Dot product abide by distributive and commutative law. Feel free to distribute and commute.

b) $$(v+w).(v-w) = v.v + v.(-w) + w.v + w.(-w) = 1 - v.w + v.w -1 = 0$$ c) $$(v-2w).(v+2w) = -3 \; \; \; (similarly)$$

Use the fact that dot products distribute over addition and dot products are commutative and scalars can be pulled out from either vector. For any scalar $c$, we have that: \begin{align*} (\vec v + c \vec w) \cdot (\vec v - c \vec w) &= \vec v \cdot \vec v - c(\vec v \cdot \vec w) + c(\vec v \cdot \vec w) - c^2(\vec w \cdot \vec w) \\ &= |\vec v|^2 - c^2|\vec w|^2 \\ \end{align*}

• really nice, so b and c evaluate to $1-c^2$ thank you so much :) one stone two birds ! xD Commented Oct 9, 2014 at 18:41

How about using the linearity of dot product? For the first component, we have $(a+b,c)=(a,c)+(b,c)$. Similarly for the second component.

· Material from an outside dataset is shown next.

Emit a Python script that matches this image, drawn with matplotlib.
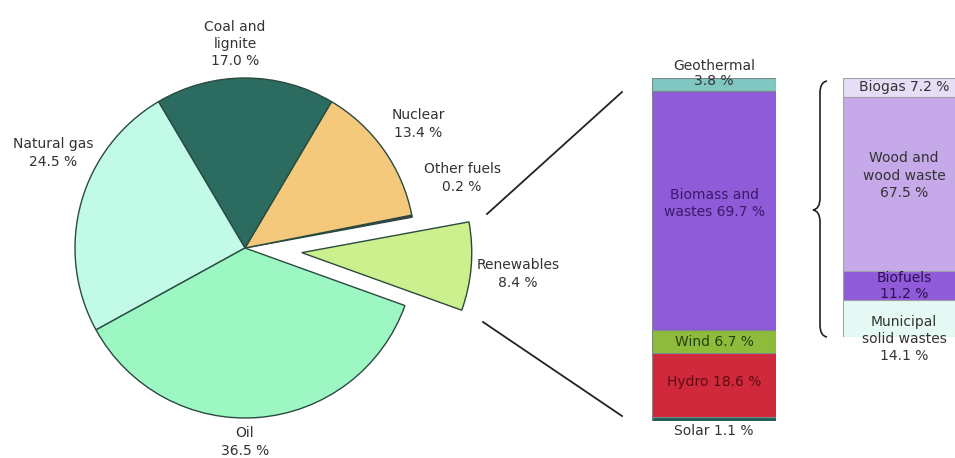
import matplotlib
matplotlib.use("Agg")
import matplotlib.pyplot as plt
from matplotlib.path import Path
from matplotlib.patches import PathPatch

# ---------------- data ----------------
pie_labels = ["Renewables", "Other fuels", "Nuclear", "Coal and\nlignite", "Natural gas", "Oil"]
pie_values = [8.4, 0.2, 13.4, 17.0, 24.5, 36.5]
pie_colors = ["#cdf08e", "#5b2a5e", "#f5c97c", "#2c6b5f", "#c2fae8", "#9df7c2"]

ren_labels = ["Solar", "Hydro", "Wind", "Biomass and\nwastes", "Geothermal"]
ren_values = [1.1, 18.6, 6.7, 69.7, 3.8]
ren_colors = ["#1f5f57", "#d0293b", "#8fbb3c", "#8f5bd8", "#80c6c1"]

bio_labels = ["Municipal\nsolid wastes", "Biofuels", "Wood and\nwood waste", "Biogas"]
bio_values = [14.1, 11.2, 67.5, 7.2]
bio_colors = ["#e6faf5", "#8f5bd8", "#c6a9e9", "#e8ddf6"]

W, H = 955, 458
TXT = "#333333"
FS = 10
LS = 1.3

fig = plt.figure(figsize=(W / 100, H / 100), dpi=100)
fig.patch.set_facecolor("white")


def fax(left, top, width, height):
    """axes from pixel box (top-left origin)"""
    return fig.add_axes([left / W, (H - top - height) / H, width / W, height / H])


# ---------------- pie ----------------
R = 170.0
cx, cy = 245, 248
half = 1.5 * R
axp = fax(cx - half, cy - half, 2 * half, 2 * half)
explode = [0.335, 0, 0, 0, 0, 0]
axp.pie(pie_values, colors=pie_colors, startangle=-19.8, counterclock=True,
        explode=explode, radius=1,
        wedgeprops=dict(edgecolor="#2a4a40", linewidth=1.0))
axp.set_xlim(-1.5, 1.5)
axp.set_ylim(-1.5, 1.5)
axp.set_aspect("equal")
axp.axis("off")

pie_label_px = [(518, 274), (462, 178), (418, 124), (235, 44), (53, 153), (245, 442)]
for lab, val, (px, py) in zip(pie_labels, pie_values, pie_label_px):
    axp.text((px - cx) / R, (cy - py) / R, f"{lab}\n{val:.1f} %", ha="center", va="center",
             fontsize=FS, color=TXT, linespacing=LS)

# ---------------- renewables bar ----------------
axb = fax(652, 78, 124, 343)
bottom = 0
for lab, val, col in zip(ren_labels, ren_values, ren_colors):
    axb.bar(0, val, bottom=bottom, width=1, color=col, edgecolor="#7a8a88", linewidth=0.8)
    bottom += val
axb.set_xlim(-0.5, 0.5)
axb.set_ylim(0, sum(ren_values))
axb.axis("off")

tot = sum(ren_values)
cum = [sum(ren_values[:i]) for i in range(len(ren_values))]
# Solar (below bar)
axb.text(0, -0.03 * tot, f"{ren_labels[0]} {ren_values[0]:.1f} %", ha="center", va="center",
         fontsize=FS, color=TXT, clip_on=False)
axb.text(0, cum[1] + ren_values[1] / 2 + 0.01 * tot, f"{ren_labels[1]} {ren_values[1]:.1f} %",
         ha="center", va="center", fontsize=FS, color="#5a0c14")
axb.text(0, cum[2] + ren_values[2] / 2, f"{ren_labels[2]} {ren_values[2]:.1f} %",
         ha="center", va="center", fontsize=FS, color="#25400a")
axb.text(0, cum[3] + ren_values[3] / 2 + 0.02 * tot, f"{ren_labels[3]} {ren_values[3]:.1f} %",
         ha="center", va="center", fontsize=FS, color="#3a1a6a", linespacing=LS)
axb.text(0, tot + 0.013 * tot, f"{ren_labels[4]}\n{ren_values[4]:.1f} %", ha="center", va="center",
         fontsize=FS, color=TXT, linespacing=1.1, clip_on=False)

# ---------------- biomass breakdown bar ----------------
axc = fax(843, 78, 122, 259)
bottom = 0
for lab, val, col in zip(bio_labels, bio_values, bio_colors):
    axc.bar(0, val, bottom=bottom, width=1, color=col, edgecolor="#a0a0a8", linewidth=0.8)
    bottom += val
axc.set_xlim(-0.5, 0.5)
axc.set_ylim(0, sum(bio_values))
axc.axis("off")
btot = sum(bio_values)
bcum = [sum(bio_values[:i]) for i in range(len(bio_values))]
axc.text(0, bcum[0] + bio_values[0] / 2 - 0.078 * btot, f"{bio_labels[0]}\n{bio_values[0]:.1f} %",
         ha="center", va="center", fontsize=FS, color=TXT, linespacing=LS, clip_on=False)
axc.text(0, bcum[1] + bio_values[1] / 2, f"{bio_labels[1]}\n{bio_values[1]:.1f} %",
         ha="center", va="center", fontsize=FS, color="#2a1050", linespacing=1.15)
axc.text(0, bcum[2] + bio_values[2] / 2 + 0.033 * btot, f"{bio_labels[2]}\n{bio_values[2]:.1f} %",
         ha="center", va="center", fontsize=FS, color=TXT, linespacing=LS)
axc.text(0, bcum[3] + bio_values[3] / 2, f"{bio_labels[3]} {bio_values[3]:.1f} %",
         ha="center", va="center", fontsize=FS, color=TXT)

# ---------------- overlay: connector lines & brace ----------------
axo = fig.add_axes([0, 0, 1, 1])
axo.set_xlim(0, W)
axo.set_ylim(H, 0)
axo.axis("off")
axo.patch.set_visible(False)
axo.plot([487, 622], [214, 92], color="#222222", lw=1.3)
axo.plot([483, 622], [322, 416], color="#222222", lw=1.3)

verts = [(827, 81), (820, 82), (820, 93), (820, 198), (820, 209), (813, 210),
         (820, 211), (820, 222), (820, 325), (820, 336), (827, 337)]
codes = [Path.MOVETO, Path.CURVE3, Path.CURVE3, Path.LINETO, Path.CURVE3, Path.CURVE3,
         Path.CURVE3, Path.CURVE3, Path.LINETO, Path.CURVE3, Path.CURVE3]
axo.add_patch(PathPatch(Path(verts, codes), facecolor="none", edgecolor="#222222", lw=1.2))

fig.savefig("out.png", dpi=100)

• could you please kindly elaborate a bit more Commented Oct 9, 2014 at 18:35
• thank you :) should it be okay to expand it using FOIL ? Commented Oct 9, 2014 at 18:39

Since the distributive and commutative properties apply to dot products (as said in other answers), the difference of two squares identity holds for dot product.

b)

$$(\mathit{v}+\mathit{w}) \cdot (\mathit{v}-\mathit{w}) = \mathit{v} \cdot \mathit{v} - \mathit{w} \cdot \mathit{w}=1-1=0$$

c)

$$(\mathit{v}-2\mathit{w}) \cdot (\mathit{v}+2\mathit{w}) = \mathit{v} \cdot \mathit{v} - 2\mathit{w} \cdot 2\mathit{w} = \mathit{v} \cdot \mathit{v} - 4(\mathit{w} \cdot \mathit{w})=1-4=-3$$

For clarity, $$\mathit{v} \cdot \mathit{v} = 1$$ because $$\mathit{v}$$ is a unit vector (same for $$\mathit{w}$$) and $$(c_1\mathit{v}) \cdot (c_2\mathit{w}) = c_1c_2(\mathit{v} \cdot \mathit{w})$$ because scalar multiplication applies to dot product.